Ya retirado, Schillaci regresó a su ciudad natal y en 2000 abrió una escuela de fútbol para niños y adolescentes en el centro deportivo Louis Ribolla, donde él había jugado para el Amat. “Adoro Palermo, es una ciudad que ofrece muchas cosas hermosas y me molesta mucho verla asociada solo con la criminalidad. Hay que invertir en los barrios, sacar a los jóvenes de las calles. Quiero devolver algo de lo que la ciudad me dio”, justificó su decisión.
El exjugador también se insertó en el universo de la televisión: intervino en varios programas deportivos, actuó en un capítulo de la serie Squadra antimafia – Palermo oggi y participó en algunos reallity shows. Su último aporte fue en la 10ª temporada de la versión italiana de Beijing Express: como mochilero, viajó por India, Malasia y Camboya. Lo hizo después de someterse al primer tratamiento contra el cáncer rectal y junto a su actual esposa, Barbara Lombardo, una dentista y exmodelo 10 años menor que él, con quien se casó en junio de 2012.

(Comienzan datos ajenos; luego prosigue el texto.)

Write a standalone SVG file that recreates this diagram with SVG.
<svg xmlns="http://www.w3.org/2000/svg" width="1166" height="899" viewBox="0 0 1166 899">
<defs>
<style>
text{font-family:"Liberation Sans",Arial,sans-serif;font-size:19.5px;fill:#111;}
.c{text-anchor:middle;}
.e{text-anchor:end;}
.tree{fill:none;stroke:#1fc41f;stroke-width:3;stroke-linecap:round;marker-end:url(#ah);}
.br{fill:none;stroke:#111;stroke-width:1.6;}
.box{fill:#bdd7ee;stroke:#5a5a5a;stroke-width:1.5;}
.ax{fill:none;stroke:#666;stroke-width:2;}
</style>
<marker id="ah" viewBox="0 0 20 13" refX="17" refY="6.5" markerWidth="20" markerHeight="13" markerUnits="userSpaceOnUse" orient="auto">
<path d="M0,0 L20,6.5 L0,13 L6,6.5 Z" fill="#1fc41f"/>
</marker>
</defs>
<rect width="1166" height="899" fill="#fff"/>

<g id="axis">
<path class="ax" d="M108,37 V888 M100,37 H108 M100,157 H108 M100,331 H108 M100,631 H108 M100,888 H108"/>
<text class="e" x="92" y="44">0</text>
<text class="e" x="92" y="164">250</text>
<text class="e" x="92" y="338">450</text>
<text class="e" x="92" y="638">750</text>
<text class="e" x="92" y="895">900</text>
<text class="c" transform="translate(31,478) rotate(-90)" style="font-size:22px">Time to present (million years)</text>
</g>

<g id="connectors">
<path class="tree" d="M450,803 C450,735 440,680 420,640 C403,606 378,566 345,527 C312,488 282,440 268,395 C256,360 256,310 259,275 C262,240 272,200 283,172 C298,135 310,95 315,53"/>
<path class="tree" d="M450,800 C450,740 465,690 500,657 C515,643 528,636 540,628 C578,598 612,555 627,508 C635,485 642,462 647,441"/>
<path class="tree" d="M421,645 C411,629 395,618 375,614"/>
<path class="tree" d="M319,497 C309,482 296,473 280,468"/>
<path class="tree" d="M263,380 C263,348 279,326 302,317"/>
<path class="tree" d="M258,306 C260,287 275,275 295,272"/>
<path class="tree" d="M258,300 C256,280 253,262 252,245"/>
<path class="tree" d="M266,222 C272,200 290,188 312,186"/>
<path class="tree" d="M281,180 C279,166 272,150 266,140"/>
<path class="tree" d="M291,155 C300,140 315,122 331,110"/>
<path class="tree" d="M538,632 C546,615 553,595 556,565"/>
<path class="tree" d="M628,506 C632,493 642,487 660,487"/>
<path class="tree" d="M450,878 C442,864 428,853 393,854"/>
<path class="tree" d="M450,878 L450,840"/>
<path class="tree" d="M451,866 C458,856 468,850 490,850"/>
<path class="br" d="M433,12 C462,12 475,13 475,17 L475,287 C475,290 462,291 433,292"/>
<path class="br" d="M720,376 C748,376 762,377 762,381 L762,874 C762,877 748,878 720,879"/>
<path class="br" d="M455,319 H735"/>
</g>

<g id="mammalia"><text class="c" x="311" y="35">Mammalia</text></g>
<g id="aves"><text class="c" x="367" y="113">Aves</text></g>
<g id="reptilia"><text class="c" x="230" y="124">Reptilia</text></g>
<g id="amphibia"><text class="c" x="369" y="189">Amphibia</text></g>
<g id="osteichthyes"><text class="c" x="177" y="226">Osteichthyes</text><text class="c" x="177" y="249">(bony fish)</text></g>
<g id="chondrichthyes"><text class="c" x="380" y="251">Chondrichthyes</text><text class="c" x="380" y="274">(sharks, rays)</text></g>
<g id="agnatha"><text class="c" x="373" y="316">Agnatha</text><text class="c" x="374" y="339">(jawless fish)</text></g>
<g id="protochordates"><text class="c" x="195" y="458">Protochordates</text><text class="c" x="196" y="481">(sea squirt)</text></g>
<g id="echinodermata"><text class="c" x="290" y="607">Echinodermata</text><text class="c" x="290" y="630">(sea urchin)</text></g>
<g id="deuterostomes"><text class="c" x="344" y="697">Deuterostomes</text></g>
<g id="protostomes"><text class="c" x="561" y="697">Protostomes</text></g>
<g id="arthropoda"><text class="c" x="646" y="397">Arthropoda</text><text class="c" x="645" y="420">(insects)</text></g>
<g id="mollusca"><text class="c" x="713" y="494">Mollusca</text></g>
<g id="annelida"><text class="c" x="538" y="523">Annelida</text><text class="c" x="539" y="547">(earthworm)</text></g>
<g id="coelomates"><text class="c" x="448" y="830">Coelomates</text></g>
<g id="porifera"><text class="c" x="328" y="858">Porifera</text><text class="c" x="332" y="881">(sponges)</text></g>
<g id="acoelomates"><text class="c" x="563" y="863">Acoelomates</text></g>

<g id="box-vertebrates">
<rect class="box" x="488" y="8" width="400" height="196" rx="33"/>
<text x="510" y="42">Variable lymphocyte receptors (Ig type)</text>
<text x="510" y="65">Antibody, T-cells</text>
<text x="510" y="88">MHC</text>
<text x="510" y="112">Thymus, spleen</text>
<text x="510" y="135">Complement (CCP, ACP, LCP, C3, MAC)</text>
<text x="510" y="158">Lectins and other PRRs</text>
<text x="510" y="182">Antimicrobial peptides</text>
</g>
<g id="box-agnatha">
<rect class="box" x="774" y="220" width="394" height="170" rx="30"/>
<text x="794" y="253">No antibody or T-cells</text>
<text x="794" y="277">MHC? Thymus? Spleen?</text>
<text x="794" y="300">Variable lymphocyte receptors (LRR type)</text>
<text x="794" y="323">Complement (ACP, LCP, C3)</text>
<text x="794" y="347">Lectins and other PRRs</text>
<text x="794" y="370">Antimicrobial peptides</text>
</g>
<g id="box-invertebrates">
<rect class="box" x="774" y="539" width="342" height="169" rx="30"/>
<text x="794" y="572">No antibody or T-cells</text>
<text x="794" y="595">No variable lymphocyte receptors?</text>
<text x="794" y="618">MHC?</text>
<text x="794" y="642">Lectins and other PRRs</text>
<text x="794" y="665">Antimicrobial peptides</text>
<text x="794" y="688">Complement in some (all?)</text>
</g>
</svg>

Lombardo ha sido el pilar sobre el que Schillaci se ha apoyado para atravesar estos últimos meses tan complicados. “Yo no quería salir, estaba deprimido, sufría, tenía dolores. Ella siempre estaba ahí. Un día me agarró del pelo y me dijo que recuperara mi vida. Ella es una guerrera, me mantuvo en pie”, contó en marzo de 2023, en una entrevista que brindó para promocionar el lanzamiento de Beijing Express.

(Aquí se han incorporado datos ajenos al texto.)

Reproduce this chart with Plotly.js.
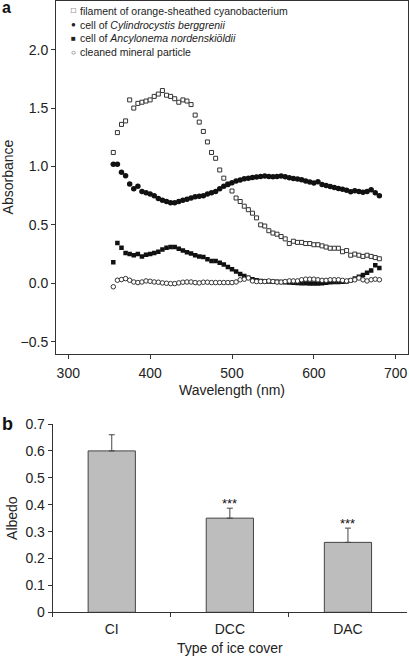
<!DOCTYPE html>
<html><head><meta charset="utf-8">
<script src="https://cdn.plot.ly/plotly-3.0.1.min.js"></script>
<style>html,body{margin:0;padding:0;background:#fff}#chart{width:409px;height:656px}</style>
</head><body><div id="chart"></div>
<script>
const wavelength = [355,360,365,370,375,380,385,390,395,400,405,410,415,420,425,430,435,440,445,450,455,460,465,470,475,480,485,490,495,500,505,510,515,520,525,530,535,540,545,550,555,560,565,570,575,580,585,590,595,600,605,610,615,620,625,630,635,640,645,650,655,660,665,670,675,680];
const cyanobacterium = [1.12,1.29,1.36,1.39,1.57,1.50,1.54,1.55,1.56,1.57,1.60,1.62,1.65,1.61,1.60,1.58,1.55,1.57,1.56,1.53,1.44,1.38,1.30,1.21,1.12,1.07,0.97,0.90,0.85,0.79,0.73,0.70,0.66,0.63,0.60,0.56,0.50,0.49,0.45,0.43,0.42,0.40,0.38,0.34,0.36,0.35,0.35,0.34,0.34,0.33,0.33,0.32,0.31,0.30,0.30,0.30,0.27,0.28,0.24,0.25,0.24,0.23,0.24,0.23,0.22,0.21];
const cylindrocystis = [1.02,1.02,0.95,0.92,0.85,0.81,0.83,0.785,0.775,0.765,0.75,0.725,0.71,0.70,0.69,0.69,0.70,0.71,0.72,0.73,0.74,0.745,0.75,0.765,0.775,0.785,0.81,0.83,0.845,0.86,0.875,0.885,0.895,0.90,0.905,0.91,0.915,0.918,0.915,0.912,0.915,0.918,0.912,0.903,0.898,0.892,0.886,0.875,0.866,0.858,0.869,0.846,0.837,0.829,0.82,0.812,0.806,0.797,0.783,0.792,0.786,0.78,0.786,0.80,0.775,0.749];
const ancylonema = [0.18,0.345,0.305,0.26,0.25,0.24,0.25,0.23,0.245,0.25,0.26,0.27,0.29,0.305,0.31,0.31,0.295,0.28,0.265,0.255,0.24,0.23,0.225,0.205,0.19,0.19,0.175,0.16,0.14,0.12,0.10,0.08,0.063,0.048,0.035,0.025,0.02,0.018,0.016,0.014,0.012,0.01,0.008,0.006,0.005,0.002,0.0,0.0,-0.002,-0.002,-0.003,0.0,0.005,0.008,0.01,0.01,0.012,0.015,0.025,0.04,0.055,0.07,0.09,0.11,0.155,0.13];
const mineral = [-0.03,0.026,0.032,0.04,0.026,0.011,0.006,0.011,0.02,0.017,0.011,0.009,0.003,0.0,-0.003,-0.003,0.003,0.009,0.011,0.011,0.006,0.003,0.009,0.009,0.006,0.006,0.006,0.006,0.006,0.006,0.011,0.03,0.035,0.045,0.02,0.015,0.015,0.015,0.02,0.015,0.01,0.01,0.015,0.02,0.02,0.02,0.03,0.035,0.035,0.035,0.03,0.025,0.025,0.03,0.03,0.03,0.025,0.02,0.025,0.03,0.045,0.03,0.02,0.03,0.035,0.03];
const legendLabels = ['filament of orange-sheathed cyanobacterium','cell of <i>Cylindrocystis berggrenii</i>','cell of <i>Ancylonema nordenskiöldii</i>','cleaned mineral particle'];
const legendGlyphs = ['\u25A1','\u25CF','\u25A0','\u25CB'];
const absTicks = [-0.5,0.0,0.5,1.0,1.5,2.0];
const wlTicks = [300,400,500,600,700];
const iceCover = ['CI','DCC','DAC'];
const albedo = [0.60,0.35,0.26];
const albedoErr = [0.06,0.037,0.053];
const significance = ['','***','***'];

const dark = '#333';
const traces = [
  {x: wavelength, y: cyanobacterium, mode:'markers', xaxis:'x', yaxis:'y',
   marker:{symbol:'square', size:4, color:'#fff', line:{color:dark, width:1}}},
  {x: wavelength, y: ancylonema, mode:'markers', xaxis:'x', yaxis:'y',
   marker:{symbol:'square', size:4.5, color:'#111', line:{width:0}}},
  {x: wavelength, y: mineral, mode:'markers', xaxis:'x', yaxis:'y',
   marker:{symbol:'circle', size:4.5, color:'#fff', line:{color:dark, width:1}}},
  {x: wavelength, y: cylindrocystis, mode:'markers', xaxis:'x', yaxis:'y',
   marker:{symbol:'circle', size:5.5, color:'#111', line:{width:0}}},
  {x: iceCover, y: albedo, type:'bar', xaxis:'x2', yaxis:'y2', width:0.4,
   marker:{color:'#bdbdbd', line:{color:'#444', width:1}},
   error_y:{type:'data', symmetric:false, array:albedoErr, arrayminus:[0,0,0], color:'#444', thickness:1, width:3}}
];

const W = 409, H = 656;
const px = v => v / W, py = v => 1 - v / H;
const annotations = [];
legendLabels.forEach((t, i) => {
  const yc = [11, 24.5, 38.3, 52.2][i];
  annotations.push({xref:'paper', yref:'paper', x:px(73.5), y:py(yc), xanchor:'center', yanchor:'middle',
    text: legendGlyphs[i], showarrow:false, font:{size:8, color:'#222'}});
  annotations.push({xref:'paper', yref:'paper', x:px(78), y:py(yc), xanchor:'left', yanchor:'middle',
    text: t, showarrow:false, font:{size:10.5, color:'#222'}});
});
significance.forEach((s, i) => {
  if (!s) return;
  annotations.push({xref:'x2', yref:'y2', x: iceCover[i], y: albedo[i] + albedoErr[i], xanchor:'center', yanchor:'bottom',
    text: s, showarrow:false, font:{size:13, color:'#111'}, yshift:-5});
});
annotations.push({xref:'paper', yref:'paper', x:0, y:py(-3), xanchor:'left', yanchor:'top', text:'<b>a</b>', showarrow:false, font:{size:16, color:'#111'}});
annotations.push({xref:'paper', yref:'paper', x:0, y:py(412), xanchor:'left', yanchor:'top', text:'<b>b</b>', showarrow:false, font:{size:18, color:'#111'}});

const axCommon = {showline:true, linecolor:dark, linewidth:1, ticks:'outside', ticklen:4, tickcolor:dark,
  showgrid:false, zeroline:false, tickfont:{size:14, color:'#222'}};

const layout = {
  width: W, height: H, margin:{l:0, r:0, t:0, b:0}, showlegend:false,
  paper_bgcolor:'#fff', plot_bgcolor:'#fff',
  font:{family:'"Liberation Sans", Arial, sans-serif', size:14, color:'#222'},
  xaxis: Object.assign({}, axCommon, {domain:[px(56), px(408)], range:[285,715], anchor:'y', mirror:true,
    tickvals: wlTicks, ticklabelstandoff:2, title:{text:'Wavelength (nm)', font:{size:14}, standoff:5}}),
  yaxis: Object.assign({}, axCommon, {domain:[py(353.7), py(0.5)], range:[-0.603,2.421], anchor:'x', mirror:true,
    tickvals: absTicks, tickformat:'.1f', title:{text:'Absorbance', font:{size:14}, standoff:8}}),
  xaxis2: Object.assign({}, axCommon, {domain:[px(52.7), px(407)], anchor:'y2', type:'category', tickson:'boundaries',
    ticklabelstandoff:4, title:{text:'Type of ice cover', font:{size:14}, standoff:8}}),
  yaxis2: Object.assign({}, axCommon, {domain:[py(612.3), py(424)], range:[0,0.7], dtick:0.1, tick0:0, anchor:'x2',
    title:{text:'Albedo', font:{size:14}, standoff:4}}),
  bargap: 0.6,
  annotations: annotations
};

Plotly.newPlot('chart', traces, layout, {staticPlot:true, displayModeBar:false});
</script>
</body></html>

En esa entrevista, el exdelantero recordó cómo se había sentido cuando recibió el primer diagnóstico: “Se me cayó el mundo encima. Entré en depresión y tuve miedo de morir. Todo me vino a la mente, pero afortunadamente esta desagradable enfermedad fue extirpada. Ya no tengo recto ni esfínter. Pero entre morir y tener estos problemas, es mejor tener estos pequeños problemas. Me siento bien y me gustaría seguir viviendo”. Un año y medio después, la salud del héroe italiano en el Mundial de 1990 está en jaque nuevamente.